Originally Posted by deb27
Actually, the basic wifi functions on the android tablet work fine. Email, browsing etc. (yes it would be somewhat useless if that didn't work).
But unfortunately Calibre Companion isn't the same animal. It's relying on IP address and ports and I suspect that's where the problem is. I am not using static IP addresses (too many devices in the house I'd have to mess with to get everyone set up as static) so the IP address on my PC changes.
Yes, I've checked the IP. I know what the address is. I've gone into Calibre and have set the wireless device connection Ip and port. And I've gone into CC and set the identical values. But when I tell CC to connect it keeps telling me that the IP address is wrong.
There is a mystery here. You should not need to enter an IP address or a port into CC, especially because you are running windows.

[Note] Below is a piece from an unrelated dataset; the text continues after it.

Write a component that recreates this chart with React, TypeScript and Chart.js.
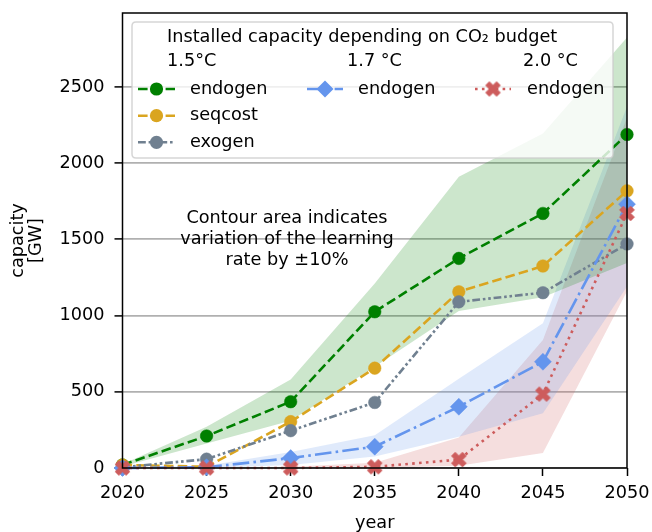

The only thing that might throw a spanner into the works is if you are running a third-party firewall that does port blocking instead of application blocking. In this case none of the auto-connect techniques will work and you would need to enter an IP address into CC.
My suspicion is that you were running a version of calibre that did not support the improvements we made to CC & calibre to help CC find calibre. Those improvements appeared in calibre 0.8.67, two versions after CC support was first introduced in calibre.
I uninstalled the CC ap, and reinstalled it and started over again. It finally connected via wifi. But I've done this before. By tomorrow it will have quit working again. That's why I wanted to switch to wired. Then I don't have to deal with IP addresses, ports, wireless etc.
I hope that you upgrading calibre to 0.9 will fix the connection problem. Please let me know. We really want connecting to "just work", and if there is something about your network that prevents that, then I want to try to understand what it is and to find a way to work around it. I realize that I am asking for your time, and will totally understand if you have reached your limit.
In any event, theducks suggestion is a good one, and one that I have used for many years. If you set up a static lease on your router (in the DHCP section), then in effect the computer with the MAC address in the lease has a fixed IP address but doesn't know it. No parameters are changed on the computer. I do this for all our desktop computers because it makes sharing over the network easier (somewhat faster recognition that the computer has been turned on). I also do it for main router, our secondary wireless access point, our NAS (Network Accessible Storage) boxes, and our network VoIP box to make connecting to their web admin interface easier. I find it much easier to set up static leases than to fight with each device's configuration options.
I don't bother for our laptops or phones, or with computers brought in by our friends when they visit.